Several shots were fired Wednesday near a synagogue in the eastern German city of Halle, leaving two people dead as the suspected assailants fled, police said.
German Interior Minister Horst Seehofer said Wednesday that the shooting was anti-Semitic, adding that federal prosecutors who have taken on the investigation thought there were signs that it could be a right-wing extremist attack.
"Based on current information, we have to assume that it was at least an anti-Semitic attack. According to the federal prosecutors' office, there are enough indications that it was possibly a right-wing extremist motive. They have taken over the investigations," Seehofer said in a statement.
An assailant tried to force his way into the synagogue but did not get in as 70 to 80 people inside were observing Yom Kippur, Judaism's holiest day, a local Jewish leader said.
The gunman filmed himself during the attack and posted the footage online, the SITE monitoring group said.
"35-mins of head-mounted camera footage of #Halle #Germany shooting was posted on video game site," the group tweeted. In an excerpt of the footage seen by AFP, the suspected perpetrator launched into an anti-Semitic diatribe in English.
The video was livestreamed on Twitch and eventually seen by some 2,200 people, the online platform said.
"The account owner streamed this horrific act live on Twitch for 35 minutes, during which time it was viewed by approximately five people," the livestream gaming platform posted on Twitter.
"A recording of the stream, which was automatically generated based on the account's settings, was viewed by approximately 2,200 people in the 30 minutes before the video was flagged and removed from Twitch," the platform, which is owned by Amazon, said.
A video clip broadcast by regional public broadcaster MDR showed a man in a helmet and an olive-colored top getting out of a car and firing four shots from behind the vehicle from a long-barreled gun. It wasn't clear what he was shooting at.Pictures from the scene showed a body lying in the street behind a police cordon. News agency dpa reported the body was lying opposite a synagogue, about 30 meters (yards) away.
The head of Halle's Jewish community, Max Privorozki, told German news magazine Der Spiegel that a camera at the entrance of the synagogue showed a person trying to break into the building.
"The assailant shot several times at the door and also threw several Molotov cocktails, firecrackers or grenades to force his way in," he said. "But the door remained closed - God protected us. The whole thing lasted perhaps five to 10 minutes."
Privorozki said there were 70 or 80 people inside the synagogue when the shooting occurred.
A witness interviewed on n-tv television said he had been in a kebab shop when a man with a helmet and a military jacket threw something that looked like a grenade, which bounced off the doorframe.
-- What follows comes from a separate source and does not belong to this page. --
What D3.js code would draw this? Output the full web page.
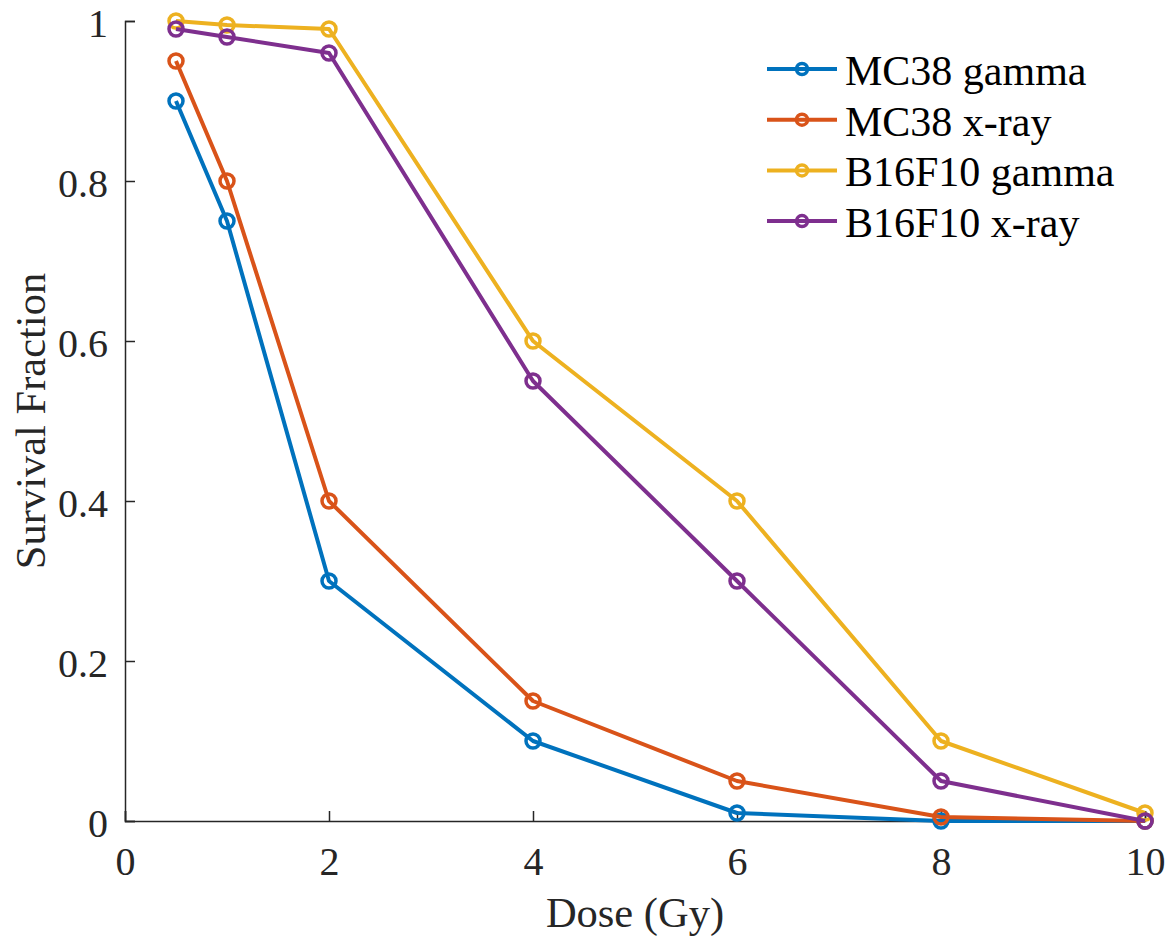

Conrad Roessler said the man then shot into the shop at least once.
"All the customers next to me ran, of course I did too — I think there were five or six of us in there," Roessler said. "The man behind me probably died."
"I hid in the toilet," he said. "The others looked for the back entrance. I didn't know if there was one. I locked myself quietly in this toilet, and wrote to my family that I love them, and waited for something to happen."
Police then came into the shop, he said.
Synagogues are often protected by police in Germany. Police in two other cities in eastern Germany, Dresden and Leipzig, stepped up security at synagogues there after the shooting in Halle.
"Shots being fired at a synagogue on Yom Kippur, the festival of reconciliation, hits us in the heart," German Foreign Minister Heiko Maas said on Twitter. "We must all act against anti-Semitism in our country."
"All our country's citizens of Jewish faith can be sure that we are with them with our whole heart and we will give them all the security that is possible," Vice Chancellor Olaf Scholz said.
The U.S. Embassy in Berlin issued a statement that said, "today's attack is an attack on all of us, and the perpetrators must be held accountable."
Police said shots were also fired Wednesday in Landsberg, about 15 kilometers (nearly 10 miles) from Halle but it wasn't clear whether the two shootings were related. Scores of police vans and a helicopter could be seen on the edge of the small town a few hours later.
The European Parliament held a moment of silence at the start of its session Wednesday to mark the unfolding situation in Halle.